I don't see how we can keep the oil. We can't even keep the gas. Palin's sending it to Canada so BP can use it to blast the petroleum out of oil shale and sell it to Amerika for top dollar.

The world, I've been told, is flat.

And global warming was invented by Al Gore...

By Blogger kelley b., at 8:35 PM  

@ d-bb:

Thanks for your response. I just assumed there would be a public source since the stat was attributed to the State Department (and not an insider therein). I guess the thing that defied my logic was that it is at least 20 time more likely that one would be amputated on a visit to Africa than fighting in the War in Iraq (as a US soldier; I didn't even look at amputation stats for Iraqi civilians, which would be more analogous to our American tourist civilians wandering into the Amputation Zone).

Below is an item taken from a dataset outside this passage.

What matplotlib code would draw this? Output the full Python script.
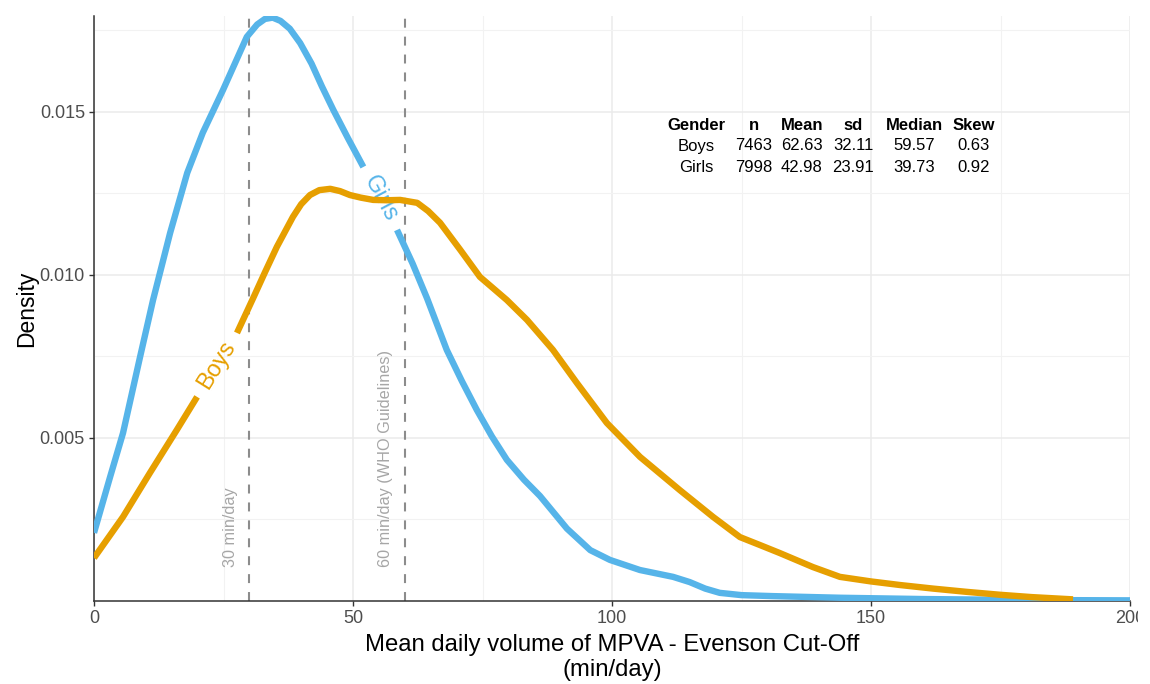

Seems odd, and to be honest, HIGHLY unlikely.

@ Paw-Paw:

I believe Oyster's point is that a commodity or raw material produced/extracted in the US does not necessarily enter US markets, and specifically that drilling more oil in US territory does not garuantee ample supply in the US, if the highest bidder is elsewhere--and gives lie to the claim that drilling in ANWR is a step towards greater energy indenpendence. Oil Companies want to drill in Alaska to make money (by selling the oil on the open international market), not to ease Americans' fuel cost-burden. Proponents of drilling should be honest about this.